RECORDS PROVIDED>
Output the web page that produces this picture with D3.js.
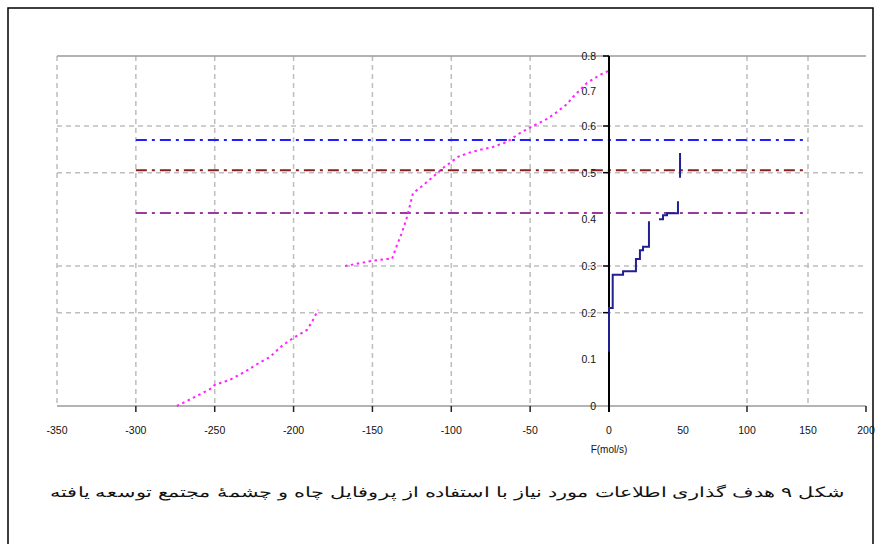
<!DOCTYPE html>
<html>
<head>
<meta charset="utf-8">
<script src="https://cdn.jsdelivr.net/npm/d3@7"></script>
<style>
  html, body { margin: 0; padding: 0; background: #fff; }
  svg { display: block; }
  text { font-family: "Liberation Sans", Arial, sans-serif; }
</style>
</head>
<body>
<svg id="chart" width="881" height="544"></svg>
<script>
// Axis ticks
const xTicks = [-350, -300, -250, -200, -150, -100, -50, 0, 50, 100, 150, 200];
const xTickMarks = [-300, -250, -200, -150, -100, -50, 100, 200];
const xGrid = [-350, -300, -250, -200, -150, -100, -50, 100, 150];
const yTicks = [0, 0.1, 0.2, 0.3, 0.4, 0.5, 0.6, 0.7, 0.8];
const yTickMarks = [0.2, 0.3, 0.5, 0.6, 0.8];
const yGrid = [0.2, 0.3, 0.5, 0.6];

// Source profile (dotted, magenta); null splits the curve into pieces
const sourceFlow = [-274, -264, -253, -250, -240.5, -231, -223, -215, -207, -200, -191.5, -187.7, -184.5,
  null,
  -167.4, -150.3, -140.8, -137.6, -134.4, -131.3, -128.1, -126.2, -124.3, -117.9, -111.6, -105.3,
  -100.8, -95.7, -89.4, -81.8, -73.6, -64.7, -56.4, -48.2, -39.3, -33, -26.6, -22.8, -14, -5.7, -0.6];
const sourcePurity = [0, 0.017, 0.036, 0.045, 0.056, 0.073, 0.09, 0.105, 0.13, 0.146, 0.163, 0.184, 0.206,
  null,
  0.300, 0.311, 0.315, 0.315, 0.345, 0.371, 0.405, 0.43, 0.456, 0.473, 0.491, 0.510,
  0.521, 0.534, 0.542, 0.549, 0.555, 0.566, 0.585, 0.600, 0.620, 0.640, 0.663, 0.683, 0.723, 0.746, 0.757];

// Sink profile (step line, navy)
const sinkFlow = [0, 2.5, 9.5, 18.2, 20.9, 23, 27, 27,
  null,
  33.8, 36.5, 39.2, 46.6, 46.6,
  null,
  48, 48];
const sinkPurity = [0.116, 0.21, 0.281, 0.289, 0.315, 0.334, 0.341, 0.396,
  null,
  0.40, 0.40, 0.409, 0.413, 0.439,
  null,
  0.489, 0.542];

// Purity levels (dash-dot reference lines)
const levelNames = ["blue", "brown", "purple"];
const levelPurity = [0.570, 0.505, 0.4135];
const levelColors = ["#1f1fff", "#8e1f1f", "#9b3a9b"];
const levelFrom = -300, levelTo = 150;

const xTitle = "F(mol/s)";
const caption = "شکل ۹ هدف گذاری اطلاعات مورد نیاز با استفاده از پروفایل چاه و چشمهٔ مجتمع توسعه یافته";

const svg = d3.select("#chart");

const x = d3.scaleLinear()
  .domain([-350, 0, 50, 100, 150, 200])
  .range([57, 609, 683, 747, 808, 866]);
const y = d3.scaleLinear()
  .domain([0, 0.6, 0.8])
  .range([406, 126, 56]);

// Outer frame
svg.append("rect")
  .attr("x", 8).attr("y", 8).attr("width", 865).attr("height", 545)
  .attr("fill", "none").attr("stroke", "#000").attr("stroke-width", 1.5);

// Grid
const grid = svg.append("g").attr("stroke", "#bdbdbd").attr("stroke-width", 1.5)
  .attr("stroke-dasharray", "5,4").attr("fill", "none");
grid.selectAll("line.h").data(yGrid).join("line")
  .attr("x1", x(-350)).attr("x2", x(200))
  .attr("y1", d => y(d)).attr("y2", d => y(d));
grid.selectAll("line.v").data(xGrid).join("line")
  .attr("x1", d => x(d)).attr("x2", d => x(d))
  .attr("y1", y(0.8)).attr("y2", y(0));

// Top border of plot area
svg.append("line")
  .attr("x1", x(-350)).attr("x2", x(200))
  .attr("y1", y(0.8)).attr("y2", y(0.8))
  .attr("stroke", "#9a9a9a").attr("stroke-width", 1.5);

// X axis line and ticks
svg.append("line")
  .attr("x1", x(-350)).attr("x2", x(200))
  .attr("y1", y(0)).attr("y2", y(0))
  .attr("stroke", "#9a9a9a").attr("stroke-width", 1.5);
svg.append("g").selectAll("line").data(xTickMarks).join("line")
  .attr("x1", d => x(d)).attr("x2", d => x(d))
  .attr("y1", y(0)).attr("y2", y(0) + 6)
  .attr("stroke", "#222").attr("stroke-width", 1.5);
svg.append("g").selectAll("text").data(xTicks).join("text")
  .attr("x", d => x(d)).attr("y", y(0) + 28)
  .attr("text-anchor", "middle")
  .attr("font-size", 10.5).attr("fill", "#111")
  .text(d => d);
svg.append("text")
  .attr("x", x(0)).attr("y", y(0) + 47)
  .attr("text-anchor", "middle")
  .attr("font-size", 10).attr("fill", "#111")
  .text(xTitle);

// Purity level lines
svg.append("g").selectAll("line").data(levelNames).join("line")
  .attr("x1", x(levelFrom)).attr("x2", x(levelTo))
  .attr("y1", (d, i) => y(levelPurity[i])).attr("y2", (d, i) => y(levelPurity[i]))
  .attr("stroke", (d, i) => levelColors[i])
  .attr("stroke-width", 2)
  .attr("stroke-dasharray", "11,5,3,5");

// Y axis at zero flow
svg.append("line")
  .attr("x1", x(0)).attr("x2", x(0))
  .attr("y1", y(0.8)).attr("y2", y(0) + 6)
  .attr("stroke", "#000").attr("stroke-width", 2);
svg.append("g").selectAll("line").data(yTickMarks).join("line")
  .attr("x1", x(0) - 6).attr("x2", x(0))
  .attr("y1", d => y(d)).attr("y2", d => y(d))
  .attr("stroke", "#000").attr("stroke-width", 1.5);
svg.append("g").selectAll("text").data(yTicks).join("text")
  .attr("x", x(0) - 13).attr("y", d => y(d) + 4)
  .attr("text-anchor", "end")
  .attr("font-size", 10.5).attr("fill", "#111")
  .text(d => d === 0 ? "0" : d3.format(".1f")(d));

// Source curve
const sourcePts = sourceFlow.map((f, i) => [f, sourcePurity[i]]);
const line = d3.line()
  .defined(d => d[0] !== null && d[1] !== null)
  .x(d => x(d[0])).y(d => y(d[1]));
svg.append("path")
  .attr("d", line(sourcePts))
  .attr("fill", "none")
  .attr("stroke", "#ff22ff")
  .attr("stroke-width", 2)
  .attr("stroke-dasharray", "2.5,3.5");

// Sink curve
const sinkPts = sinkFlow.map((f, i) => [f, sinkPurity[i]]);
svg.append("path")
  .attr("d", line.curve(d3.curveStepBefore)(sinkPts))
  .attr("fill", "none")
  .attr("stroke", "#20208f")
  .attr("stroke-width", 2);

// Caption
svg.append("text")
  .attr("x", 447).attr("y", 497)
  .attr("text-anchor", "middle")
  .attr("direction", "rtl")
  .attr("font-family", "DejaVu Sans, Noto Sans, sans-serif")
  .attr("font-size", 14).attr("fill", "#111")
  .attr("textLength", 795).attr("lengthAdjust", "spacingAndGlyphs")
  .text(caption);
</script>
</body>
</html>
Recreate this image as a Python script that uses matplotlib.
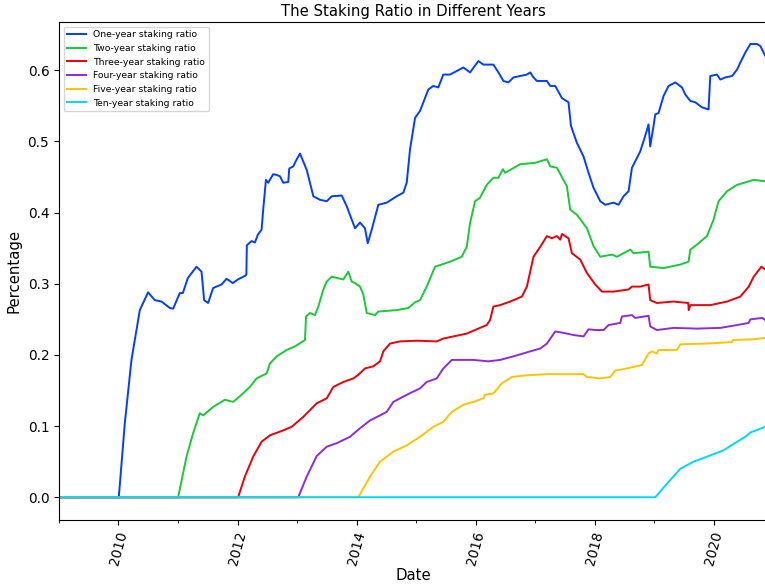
import pandas as pd
import matplotlib
matplotlib.use('Agg')
import matplotlib.pyplot as plt
import matplotlib.dates as mdates

# decimal years and staking ratios
one_year_t = [2009.0, 2010.005, 2010.106, 2010.218, 2010.358, 2010.497, 2010.610, 2010.723, 2010.862, 2010.918,
              2011.030, 2011.081, 2011.165, 2011.311, 2011.395, 2011.439, 2011.506, 2011.590, 2011.731, 2011.815,
              2011.921, 2012.005, 2012.123, 2012.148, 2012.156, 2012.235, 2012.291, 2012.341, 2012.403, 2012.430,
              2012.476, 2012.514, 2012.598, 2012.655, 2012.711, 2012.766, 2012.850, 2012.867, 2012.934, 2012.992,
              2013.047, 2013.160, 2013.271, 2013.383, 2013.496, 2013.580, 2013.748, 2013.832, 2013.916, 2013.971,
              2014.055, 2014.139, 2014.185, 2014.252, 2014.363, 2014.504, 2014.672, 2014.783, 2014.840, 2014.896,
              2014.980, 2015.064, 2015.119, 2015.203, 2015.287, 2015.371, 2015.455, 2015.568, 2015.681, 2015.792,
              2015.904, 2016.044, 2016.128, 2016.296, 2016.380, 2016.464, 2016.548, 2016.632, 2016.744, 2016.857,
              2016.913, 2016.968, 2017.025, 2017.193, 2017.249, 2017.333, 2017.445, 2017.556, 2017.597, 2017.697,
              2017.808, 2017.892, 2017.976, 2018.089, 2018.173, 2018.313, 2018.397, 2018.481, 2018.565, 2018.622,
              2018.677, 2018.761, 2018.845, 2018.901, 2018.929, 2018.985, 2019.013, 2019.069, 2019.153, 2019.237,
              2019.350, 2019.462, 2019.518, 2019.602, 2019.686, 2019.798, 2019.909, 2019.938, 2020.050, 2020.106,
              2020.190, 2020.303, 2020.387, 2020.442, 2020.526, 2020.610, 2020.723, 2020.778, 2020.862]
one_year_v = [0.0, 0.0, 0.104, 0.193, 0.263, 0.288, 0.277, 0.275, 0.266, 0.265,
              0.287, 0.287, 0.308, 0.324, 0.317, 0.277, 0.273, 0.294, 0.299, 0.307,
              0.301, 0.306, 0.311, 0.313, 0.354, 0.360, 0.358, 0.369, 0.376, 0.404,
              0.446, 0.442, 0.454, 0.453, 0.451, 0.442, 0.443, 0.462, 0.465, 0.475,
              0.483, 0.460, 0.423, 0.418, 0.416, 0.423, 0.424, 0.409, 0.390, 0.378,
              0.386, 0.378, 0.357, 0.376, 0.411, 0.414, 0.423, 0.428, 0.442, 0.489,
              0.533, 0.543, 0.555, 0.573, 0.578, 0.576, 0.594, 0.594, 0.599, 0.604,
              0.597, 0.613, 0.608, 0.608, 0.597, 0.585, 0.583, 0.590, 0.592, 0.594,
              0.597, 0.590, 0.585, 0.585, 0.578, 0.578, 0.561, 0.555, 0.522, 0.498,
              0.479, 0.456, 0.435, 0.416, 0.411, 0.414, 0.411, 0.423, 0.430, 0.463,
              0.472, 0.486, 0.508, 0.524, 0.493, 0.522, 0.538, 0.540, 0.564, 0.578,
              0.583, 0.576, 0.566, 0.557, 0.555, 0.548, 0.545, 0.592, 0.594, 0.587,
              0.590, 0.592, 0.601, 0.611, 0.625, 0.637, 0.637, 0.634, 0.620]

two_year_t = [2009.0, 2011.002, 2011.143, 2011.254, 2011.366, 2011.422, 2011.590, 2011.787, 2011.926, 2012.067,
              2012.207, 2012.319, 2012.487, 2012.543, 2012.655, 2012.824, 2012.963, 2013.131, 2013.148, 2013.215,
              2013.299, 2013.355, 2013.439, 2013.496, 2013.580, 2013.775, 2013.859, 2013.916, 2013.971, 2014.055,
              2014.111, 2014.168, 2014.308, 2014.363, 2014.672, 2014.867, 2014.980, 2015.064, 2015.176, 2015.316,
              2015.568, 2015.765, 2015.849, 2015.904, 2015.988, 2016.072, 2016.185, 2016.296, 2016.380, 2016.454,
              2016.492, 2016.744, 2016.997, 2017.193, 2017.249, 2017.361, 2017.529, 2017.585, 2017.697, 2017.866,
              2017.976, 2018.089, 2018.286, 2018.370, 2018.594, 2018.649, 2018.901, 2018.929, 2019.153, 2019.434,
              2019.573, 2019.602, 2019.714, 2019.882, 2019.993, 2020.077, 2020.218, 2020.387, 2020.666, 2020.862]
two_year_v = [0.0, 0.0, 0.057, 0.090, 0.118, 0.115, 0.127, 0.137, 0.134, 0.144,
              0.155, 0.167, 0.174, 0.188, 0.198, 0.207, 0.212, 0.221, 0.254, 0.259,
              0.256, 0.268, 0.292, 0.303, 0.310, 0.306, 0.317, 0.303, 0.301, 0.296,
              0.285, 0.259, 0.256, 0.261, 0.263, 0.266, 0.274, 0.277, 0.296, 0.324,
              0.331, 0.338, 0.352, 0.385, 0.416, 0.421, 0.439, 0.449, 0.449, 0.461,
              0.456, 0.468, 0.470, 0.475, 0.465, 0.463, 0.437, 0.404, 0.397, 0.378,
              0.353, 0.338, 0.341, 0.338, 0.348, 0.343, 0.345, 0.324, 0.322, 0.327,
              0.331, 0.348, 0.355, 0.367, 0.390, 0.416, 0.430, 0.439, 0.446, 0.444]

three_year_t = [2009.0, 2012.010, 2012.123, 2012.262, 2012.403, 2012.543, 2012.766, 2012.908, 2013.103, 2013.328,
                2013.496, 2013.607, 2013.775, 2013.943, 2014.027, 2014.139, 2014.279, 2014.392, 2014.447, 2014.560,
                2014.728, 2015.008, 2015.345, 2015.455, 2015.849, 2016.072, 2016.185, 2016.240, 2016.296, 2016.408,
                2016.576, 2016.773, 2016.857, 2016.968, 2017.081, 2017.193, 2017.277, 2017.361, 2017.417, 2017.445,
                2017.556, 2017.613, 2017.753, 2017.866, 2018.005, 2018.118, 2018.313, 2018.565, 2018.622, 2018.761,
                2018.901, 2018.929, 2019.042, 2019.321, 2019.568, 2019.576, 2019.602, 2019.938, 2020.218, 2020.442,
                2020.582, 2020.666, 2020.795, 2020.862]
three_year_v = [0.0, 0.0, 0.029, 0.057, 0.078, 0.087, 0.094, 0.099, 0.113, 0.132,
                0.139, 0.155, 0.162, 0.167, 0.172, 0.181, 0.184, 0.191, 0.205, 0.216,
                0.219, 0.220, 0.219, 0.223, 0.230, 0.238, 0.242, 0.249, 0.268, 0.270,
                0.275, 0.282, 0.296, 0.338, 0.352, 0.367, 0.364, 0.367, 0.362, 0.370,
                0.364, 0.343, 0.334, 0.315, 0.299, 0.289, 0.289, 0.292, 0.296, 0.296,
                0.299, 0.277, 0.273, 0.275, 0.273, 0.263, 0.270, 0.270, 0.275, 0.282,
                0.296, 0.310, 0.324, 0.320]

four_year_t = [2009.0, 2013.018, 2013.160, 2013.328, 2013.496, 2013.664, 2013.887, 2014.055, 2014.224, 2014.392,
               2014.504, 2014.615, 2014.840, 2015.064, 2015.176, 2015.345, 2015.455, 2015.597, 2015.960, 2016.212,
               2016.408, 2016.632, 2016.913, 2017.081, 2017.193, 2017.333, 2017.472, 2017.640, 2017.808, 2017.892,
               2018.005, 2018.145, 2018.229, 2018.425, 2018.454, 2018.622, 2018.677, 2018.901, 2018.929, 2019.042,
               2019.321, 2019.714, 2020.106, 2020.387, 2020.582, 2020.610, 2020.807, 2020.862]
four_year_v = [0.0, 0.0, 0.029, 0.058, 0.071, 0.076, 0.085, 0.097, 0.108, 0.115,
               0.120, 0.134, 0.144, 0.153, 0.162, 0.167, 0.181, 0.193, 0.193, 0.191,
               0.193, 0.198, 0.205, 0.209, 0.216, 0.233, 0.231, 0.228, 0.226, 0.236,
               0.235, 0.235, 0.242, 0.245, 0.254, 0.256, 0.252, 0.255, 0.240, 0.235,
               0.238, 0.237, 0.238, 0.242, 0.245, 0.250, 0.252, 0.249]

five_year_t = [2009.0, 2014.027, 2014.224, 2014.392, 2014.615, 2014.840, 2015.064, 2015.287, 2015.455, 2015.597,
               2015.792, 2015.960, 2016.128, 2016.156, 2016.296, 2016.437, 2016.605, 2016.800, 2017.193, 2017.472,
               2017.808, 2017.866, 2018.089, 2018.257, 2018.341, 2018.538, 2018.790, 2018.901, 2018.958, 2019.042,
               2019.069, 2019.378, 2019.434, 2019.882, 2020.303, 2020.319, 2020.666, 2020.862]
five_year_v = [0.0, 0.0, 0.029, 0.050, 0.064, 0.073, 0.085, 0.099, 0.106, 0.120,
               0.130, 0.134, 0.139, 0.144, 0.146, 0.160, 0.169, 0.171, 0.173, 0.173,
               0.173, 0.169, 0.167, 0.169, 0.178, 0.181, 0.186, 0.202, 0.205, 0.202,
               0.207, 0.207, 0.215, 0.216, 0.218, 0.221, 0.222, 0.224]

ten_year_t = [2009.0, 2019.013, 2019.210, 2019.434, 2019.657, 2019.882, 2020.161, 2020.387, 2020.526, 2020.610,
              2020.862]
ten_year_v = [0.0, 0.0, 0.019, 0.040, 0.050, 0.057, 0.066, 0.078, 0.085, 0.091,
              0.099]

labels = ['One-year staking ratio', 'Two-year staking ratio', 'Three-year staking ratio',
          'Four-year staking ratio', 'Five-year staking ratio', 'Ten-year staking ratio']
colors = ['#023eff', '#1ac938', '#e8000b', '#8b2be2', '#ffc400', '#00d7ff']


def to_dates(years):
    out = []
    for y in years:
        yr = int(y)
        start = pd.Timestamp(yr, 1, 1)
        end = pd.Timestamp(yr + 1, 1, 1)
        out.append(start + (end - start) * (y - yr))
    return out


series = [(one_year_t, one_year_v), (two_year_t, two_year_v), (three_year_t, three_year_v),
          (four_year_t, four_year_v), (five_year_t, five_year_v), (ten_year_t, ten_year_v)]

fig = plt.figure(figsize=(7.65, 5.86), dpi=100)
ax = fig.add_axes([0.0771, 0.1126, 0.926, 0.85])

for (t, v), lab, c in zip(series, labels, colors):
    ax.plot(to_dates(t), v, color=c, lw=1.4, label=lab)

ax.set_xlim(to_dates([2009.0])[0], to_dates([2020.895])[0])
ax.set_ylim(-0.032, 0.668)
ax.xaxis.set_major_locator(mdates.YearLocator(2))
ax.xaxis.set_minor_locator(mdates.YearLocator(1))
ax.xaxis.set_major_formatter(mdates.DateFormatter('%Y'))
ax.tick_params(axis='both', labelsize=9.8)
plt.setp(ax.get_xticklabels(), rotation=75)

ax.set_title('The Staking Ratio in Different Years', fontsize=10.7, pad=4)
ax.set_xlabel('Date', fontsize=10.7, labelpad=1)
ax.set_ylabel('Percentage', fontsize=10.7)
ax.legend(loc='upper left', fontsize=6.7)

fig.savefig('out.png', dpi=100)
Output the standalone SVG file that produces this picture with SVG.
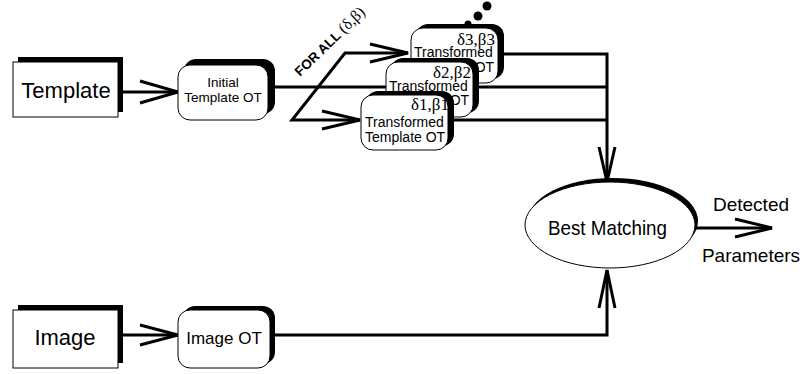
<svg xmlns="http://www.w3.org/2000/svg" width="806" height="374" viewBox="0 0 806 374">
<style>
.ln{fill:none;stroke:#000;stroke-width:3;stroke-linejoin:miter;stroke-linecap:butt}
.sh{fill:#000}
.fr{fill:#fff;stroke:#000;stroke-width:1}
.t{font-family:"Liberation Sans",Arial,sans-serif;fill:#000}
.g{font-family:"Liberation Serif","Times New Roman",serif;fill:#000}
</style>
<rect width="806" height="374" fill="#fff"/>
<g id="connectors">
<line class="ln" x1="118" y1="92" x2="178" y2="92"/>
<path class="ln" d="M140,81 L178,92 L140,103"/>
<line class="ln" x1="118" y1="335" x2="178" y2="335"/>
<path class="ln" d="M140,325 L178,335 L140,345"/>
<line class="ln" x1="272" y1="87" x2="607" y2="87"/>
<path class="ln" d="M360,120 L292,120 L345,53 L408,53"/>
<path class="ln" d="M370,44 L408,53 L370,62"/>
<path class="ln" d="M322,111 L360,120 L322,129"/>
<path class="ln" d="M500,54 L607,54 L607,182"/>
<line class="ln" x1="450" y1="120" x2="607" y2="120"/>
<path class="ln" d="M599,147 L607,182 L615,147"/>
<path class="ln" d="M272,335 L607,335 L607,270"/>
<path class="ln" d="M599,308 L607,270 L615,308"/>
<line class="ln" x1="695" y1="228" x2="772" y2="228"/>
<path class="ln" d="M735,219 L772,228 L735,237"/>
</g>
<text class="t" transform="translate(300,77) rotate(-44)"><tspan font-weight="bold" font-size="13.5">FOR ALL </tspan><tspan font-size="16" style="font-family:'Liberation Serif','Times New Roman',serif">(δ,β)</tspan></text>
<g id="template">
<rect class="sh" x="18" y="57" width="105" height="55"/>
<rect class="fr" x="13" y="62" width="105" height="55"/>
<text class="t" x="66" y="98" font-size="22" text-anchor="middle">Template</text>
</g>
<g id="initial">
<rect class="sh" x="184" y="59" width="91" height="55" rx="12"/>
<rect class="fr" x="178" y="65" width="90" height="55" rx="12"/>
<text class="t" x="223" y="87" font-size="13.5" text-anchor="middle">Initial</text>
<text class="t" x="223" y="102" font-size="13.5" text-anchor="middle">Template OT</text>
</g>
<g id="dots">
<circle cx="468" cy="24" r="3.5"/>
<circle cx="478" cy="16" r="4.5"/>
<circle cx="487" cy="6" r="4.5"/>
</g>
<g id="transformed3">
<rect class="sh" x="416" y="24" width="88" height="55" rx="12"/>
<rect class="fr" x="411" y="28" width="87" height="55" rx="12"/>
<text class="g" x="495" y="45" font-size="17" text-anchor="end">δ3,β3</text>
<text class="t" x="414" y="57" font-size="14">Transformed</text>
<text class="t" x="414" y="72" font-size="14">Template OT</text>
</g>
<g id="transformed2">
<rect class="sh" x="391" y="58" width="88" height="55" rx="12"/>
<rect class="fr" x="386" y="62" width="87" height="55" rx="12"/>
<text class="g" x="471" y="78" font-size="17" text-anchor="end">δ2,β2</text>
<text class="t" x="389" y="91" font-size="14">Transformed</text>
<text class="t" x="389" y="105" font-size="14">Template OT</text>
</g>
<g id="transformed1">
<rect class="sh" x="366" y="91" width="88" height="55" rx="12"/>
<rect class="fr" x="361" y="95" width="87" height="55" rx="12"/>
<text class="g" x="449" y="110" font-size="17" text-anchor="end">δ1,β1</text>
<text class="t" x="365" y="127" font-size="14">Transformed</text>
<text class="t" x="365" y="142" font-size="14">Template OT</text>
</g>
<g id="best">
<ellipse class="sh" cx="613" cy="221" rx="85" ry="43"/>
<ellipse class="fr" cx="610" cy="225" rx="85" ry="43"/>
<text class="t" x="548" y="235" font-size="21" textLength="119" lengthAdjust="spacingAndGlyphs">Best Matching</text>
</g>
<g id="output">
<text class="t" x="751" y="211" font-size="19" text-anchor="middle">Detected</text>
<text class="t" x="751" y="262" font-size="19" text-anchor="middle">Parameters</text>
</g>
<g id="image">
<rect class="sh" x="18" y="305" width="105" height="58"/>
<rect class="fr" x="13" y="310" width="105" height="58"/>
<text class="t" x="65" y="345" font-size="22" text-anchor="middle">Image</text>
</g>
<g id="imageot">
<rect class="sh" x="183" y="306" width="92" height="58" rx="12"/>
<rect class="fr" x="178" y="310" width="92" height="58" rx="12"/>
<text class="t" x="224" y="344" font-size="17" text-anchor="middle">Image OT</text>
</g>
</svg>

DIRECTIONS FOR THIS TASK>
Quote the data above exactly from the line with "Recreate this image" to the line with "import matplotlib.dates as mdates", both ends counted, and nothing else. Pictures don't go in.

TASK SOLUTION>
Recreate this image as a Python script that uses matplotlib.
import pandas as pd
import matplotlib
matplotlib.use('Agg')
import matplotlib.pyplot as plt
import matplotlib.dates as mdates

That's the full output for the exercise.